Area: 70,000 sq km; slightly larger than South Carolina.
Cities: Capital--Tbilisi (pop 1.3 million 1994).
Terrain: Mostly rugged and mountainous.
Climate: Generally moderate; mild on the Black Sea coast with cold winters in the mountains.
Nationality: Noun and adjective--Georgian(s).
Population (1997 est.): 5.16 million.
Population growth rate: -1.09%.
Ethnic groups: Georgian 70.1%, Armenian 8.1%, Russian 6.3%, Azerbaijan 5.7%, Ossetian 3%, Abkhaz 1.8%, other 5%.
Religion: Georgian Orthodox 65%, Muslim 11%, Russian Orthodox 10%, Armenian Apostolic 8%.
Language: Georgian (official), Abkhaz also official language in Abkhazia.
Education: Years compulsory--11. Literacy--99%.
Health: Infant mortality rate--22.5 deaths/1,000 live births. Life expectancy--68 years.
Constitution: October 17, 1995.
Branches: Executive--president with State Chancellery. Legislative--unicameral parliament, 235 members. Judicial--supreme court, prosecutor general, and local courts.
Subdivisions: 63 districts, including those within the two autonomous republics (Abkhazia and Ajaria ) and seven cities.
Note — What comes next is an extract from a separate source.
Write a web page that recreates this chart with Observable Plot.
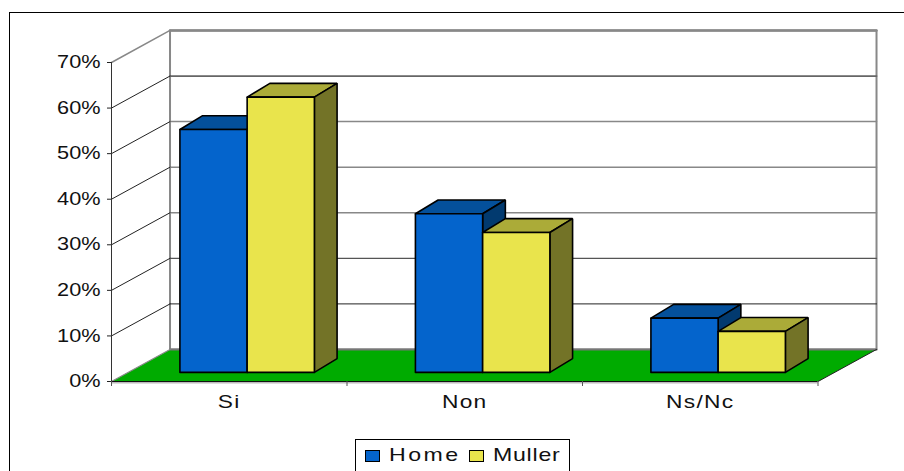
<!DOCTYPE html>
<html>
<head>
<meta charset="utf-8">
<script src="https://cdn.jsdelivr.net/npm/d3@7"></script>
<script src="https://cdn.jsdelivr.net/npm/@observablehq/plot@0.6"></script>
<style>
html,body{margin:0;padding:0;background:#fff;overflow:hidden;width:904px;height:471px}
#frame{position:absolute;left:9px;top:12px;width:895px;height:459px;border-left:1.5px solid #000;border-top:1.5px solid #000;box-sizing:border-box}
#chart{position:absolute;left:0;top:0}
#legend{position:absolute;left:355px;top:439px;width:215px;height:40px;border:1px solid #000;box-sizing:border-box;background:#fff;font-family:"Liberation Sans",Arial,sans-serif;font-size:18.5px;color:#111}
#legend i{position:absolute;top:9.5px;width:13px;height:10px;border:1.5px solid #000;box-sizing:content-box}
#legend span{position:absolute;top:5px;line-height:20px;transform-origin:0 50%;transform:scaleX(1.25);letter-spacing:2px;white-space:nowrap}
</style>
</head>
<body>
<div id="frame"></div>
<div id="chart"></div>
<div id="legend"></div>
<script>
const categories = ["Si", "Non", "Ns/Nc"];
const seriesNames = ["Home", "Muller"];
const home = [53.3, 34.8, 11.9];
const muller = [60.4, 30.7, 9.0];
const yTicks = [0, 10, 20, 30, 40, 50, 60, 70];
const frontColors = ["#0464CC", "#E9E44C"];
const topColors = ["#04509B", "#ABAB38"];
const sideColors = ["#023A6F", "#737327"];
const floorColor = "#00AB00";

// Oblique projection, in data units: the depth of the chart box and of a bar.
const boxDepthX = 0.2485, boxDepthY = 7.03;
const barDepthX = 0.0964, barDepthY = 3.03, barBase = 2;
const barStart = 0.2905, barWidth = 0.2855;

const poly = (id, pts) => [...pts, pts[0]].map(([x, y]) => ({id, x, y}));

const wall = poly("wall", [[boxDepthX, boxDepthY], [3 + boxDepthX, boxDepthY], [3 + boxDepthX, 70 + boxDepthY], [boxDepthX, 70 + boxDepthY]]);
const floor = poly("floor", [[0, 0], [3, 0], [3 + boxDepthX, boxDepthY], [boxDepthX, boxDepthY]]);

const gridStroke = {70: "#888", 60: "#666", 50: "#888", 40: "#888", 30: "#888", 20: "#555", 10: "#222"};
const gridWidth = {70: 2.4, 60: 1.8, 50: 1.5, 40: 1.5, 30: 1.5, 20: 1.3, 10: 1};

const faceMarks = [];
categories.forEach((c, i) => {
  [home, muller].forEach((vals, s) => {
    const x0 = i + barStart + s * barWidth, x1 = x0 + barWidth;
    const y0 = barBase, y1 = barBase + vals[i];
    const dx = barDepthX, dy = barDepthY;
    const common = {x: "x", y: "y", stroke: "#000", strokeWidth: 1.6, strokeLinejoin: "miter"};
    faceMarks.push(Plot.line(poly("t", [[x0, y1], [x1, y1], [x1 + dx, y1 + dy], [x0 + dx, y1 + dy]]), {...common, fill: topColors[s]}));
    faceMarks.push(Plot.line(poly("s", [[x1, y0], [x1 + dx, y0 + dy], [x1 + dx, y1 + dy], [x1, y1]]), {...common, fill: sideColors[s]}));
    faceMarks.push(Plot.line(poly("f", [[x0, y0], [x1, y0], [x1, y1], [x0, y1]]), {...common, fill: frontColors[s]}));
  });
});

const seg = (pts, opts) => Plot.line(pts, {x: d => d[0], y: d => d[1], ...opts});

const chart = Plot.plot({
  width: 904, height: 471,
  marginLeft: 111, marginRight: 86.5, marginTop: 62, marginBottom: 90,
  style: {background: "transparent", fontFamily: "'Liberation Sans', Arial, sans-serif", overflow: "visible"},
  x: {domain: [0, 3], axis: null},
  y: {domain: [0, 70], axis: null},
  marks: [
    Plot.line(wall, {x: "x", y: "y", fill: "#fff", stroke: "#888", strokeWidth: 2}),
    ...yTicks.filter(t => t > 0).flatMap(t => [
      seg([[boxDepthX, t + boxDepthY], [3 + boxDepthX, t + boxDepthY]], {stroke: gridStroke[t], strokeWidth: gridWidth[t]}),
      seg([[0, t], [boxDepthX, t + boxDepthY]], {stroke: t === 70 ? "#888" : "#222", strokeWidth: t === 70 ? 1.5 : 1})
    ]),
    Plot.line(floor, {x: "x", y: "y", fill: floorColor, stroke: "none"}),
    seg([[boxDepthX, boxDepthY], [3 + boxDepthX, boxDepthY]], {stroke: "#777", strokeWidth: 2}),
    seg([[boxDepthX, boxDepthY], [0, 0]], {stroke: "#888", strokeWidth: 1.2}),
    seg([[3, 0], [3 + boxDepthX, boxDepthY]], {stroke: "#222", strokeWidth: 1}),
    Plot.ruleY([0], {x1: 0, x2: 3, stroke: "#bbb", strokeWidth: 2, dy: 1}),
    Plot.ruleY([0], {x1: 0, x2: 3, stroke: "#111", strokeWidth: 1}),
    Plot.ruleX([0], {y1: 0, y2: 70, stroke: "#333", strokeWidth: 1}),
    ...faceMarks,
    Plot.axisY({ticks: yTicks, tickFormat: d => d + "%", tickSize: 4, tickPadding: 7, fontSize: 17.5, label: null, stroke: "#222", fill: "#111"}),
    Plot.axisX({ticks: [0, 1, 2, 3], tickFormat: () => "", tickSize: 5, label: null, stroke: "#555"}),
    Plot.text(categories, {x: (d, i) => i + 0.5, y: 0, text: d => d, dy: 21, fontSize: 17.5, fill: "#111"})
  ]
});

// The reference's type is stretched horizontally.
chart.querySelectorAll("text").forEach(t => {
  const tr = t.getAttribute("transform") || "";
  const isCat = categories.includes(t.textContent);
  t.setAttribute("transform", tr + (isCat ? " scale(1.3,1)" : " scale(1.24,1)"));
  if (isCat) t.setAttribute("letter-spacing", "1");
});
document.getElementById("chart").appendChild(chart);

const legend = document.getElementById("legend");
seriesNames.forEach((name, s) => {
  const sw = document.createElement("i");
  sw.style.left = (s ? 113 : 9) + "px";
  sw.style.background = frontColors[s];
  const lb = document.createElement("span");
  lb.textContent = name;
  lb.style.left = (s ? 137 : 32.5) + "px";
  if (s) lb.style.letterSpacing = "0.6px";
  legend.append(sw, lb);
});
</script>
</body>
</html>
Political parties: Citizens Union of Georgia, National Democratic Party, People's National Democratic Party, United Republican Party, Georgian Popular Front, Georgian Social Democratic Party, All Georgia Revival Union, Greens Party, Agrarian Party, United Communist Party of Georgia Socialist Party, and others.
Suffrage: Universal over 18.
GDP: $4.9 billion.
Per capita income: $980.
GDP growth: 11.3%.
Inflation rate: 7%.
Natural resources: Citrus fruits, tea, wine, nonferrous metals, textiles, chemicals and fuel re-exports.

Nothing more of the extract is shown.